IIPR Maintains Dividend Amid Cannabis REIT Sector Uncertainty
Innovative Industrial Properties announces Q1 2026 dividend as cannabis real estate faces regulatory headwinds and tenant credit concerns.
Innovative Industrial Properties (IIPR) announced its first quarter 2026 dividend distribution, maintaining its commitment to shareholder returns despite mounting pressures across the cannabis real estate investment trust sector. The announcement comes as the specialized cannabis REIT navigates an increasingly complex landscape of regulatory uncertainty and tenant financial stress.
Dividend Strategy Under Pressure
IIPR's dividend announcement reflects the company's ongoing effort to balance investor expectations with operational realities in the cannabis real estate market. The REIT has historically attracted income-focused investors seeking exposure to cannabis industry growth through real estate investments, but recent quarters have tested this model as tenant operators face margin compression and regulatory delays.
The cannabis REIT sector has experienced significant volatility as underlying tenant companies struggle with oversupply conditions, particularly in mature markets like California and Colorado. IIPR's tenant base consists primarily of state-licensed cannabis operators who rely on sale-leaseback arrangements to fund expansion and operations, creating a direct correlation between operator financial health and IIPR's rental income stability.
Tenant Credit Quality Concerns Mount
Investor scrutiny of IIPR's tenant portfolio has intensified following several high-profile cannabis operator bankruptcies and restructurings across the industry. The company's business model depends heavily on long-term triple-net leases with cannabis cultivators and processors, many of whom face declining wholesale prices and increased competition from expanding legal markets.
Recent industry data shows cannabis wholesale prices declining by 15-25% year-over-year in key markets, directly impacting tenant operators' ability to service lease obligations. This pricing pressure has forced several cannabis companies to renegotiate lease terms or, in some cases, default on rental payments entirely.
The regulatory environment adds another layer of complexity to tenant credit assessments. Federal banking restrictions continue to limit cannabis operators' access to traditional financing, making sale-leaseback arrangements with REITs like IIPR often the primary source of real estate capital for expansion.
Market Positioning and Competitive Dynamics
IIPR operates in a specialized niche within the broader REIT sector, focusing exclusively on cannabis-related real estate assets. This concentration strategy has provided significant growth opportunities during cannabis market expansion phases but also creates heightened exposure to sector-specific risks.

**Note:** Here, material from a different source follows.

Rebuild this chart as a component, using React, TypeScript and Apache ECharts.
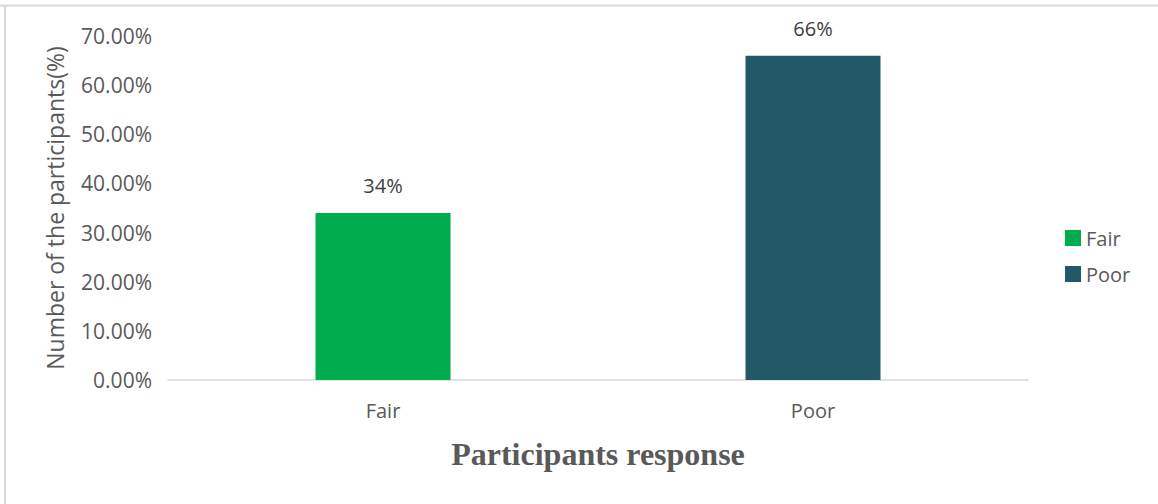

The company's portfolio consists primarily of cultivation and processing facilities across multiple states with legal cannabis programs. IIPR's geographic diversification spans over 20 states, providing some insulation from localized market disruptions while maintaining exposure to emerging growth markets.
Competitive pressures within the cannabis REIT space have increased as traditional real estate investors gradually enter the sector. Larger REITs with diversified portfolios are beginning to allocate capital to cannabis real estate, potentially reducing IIPR's pricing power in future transactions.
Regulatory Landscape Impact
Federal cannabis policy developments continue to influence IIPR's investment thesis and operational strategy. Potential federal legalization or rescheduling could dramatically alter the cannabis real estate landscape by opening traditional financing channels for operators and reducing the premium for specialized cannabis REITs.
Banking reform legislation, including the SAFE Banking Act, remains stalled in Congress but continues to represent a significant potential catalyst for the sector. Passage of cannabis banking reform could reduce operator dependence on sale-leaseback financing while simultaneously expanding the pool of institutional capital available for cannabis real estate investment.
State-level regulatory changes also impact IIPR's portfolio performance. License cap modifications, home cultivation allowances, and interstate commerce provisions all influence local supply-demand dynamics and, consequently, tenant operator profitability.
Financial Performance Outlook
IIPR's dividend sustainability depends largely on maintaining high occupancy rates and minimizing tenant defaults across its portfolio. The company's funds from operations (FFO) have shown volatility in recent quarters as management navigates tenant credit issues and market expansion challenges.
Investor focus remains concentrated on IIPR's ability to source new investment opportunities at attractive yields while maintaining portfolio quality standards. The current environment of operator financial stress creates both opportunities for accretive acquisitions and risks of tenant defaults that could impact dividend coverage ratios.
The cannabis REIT's valuation metrics reflect ongoing market uncertainty, with shares trading at discounts to historical multiples despite the company's specialized market position and dividend yield profile. IIPR's current yield of approximately 7-8% attracts income-focused investors but also signals market skepticism about dividend sustainability in a challenging operating environment.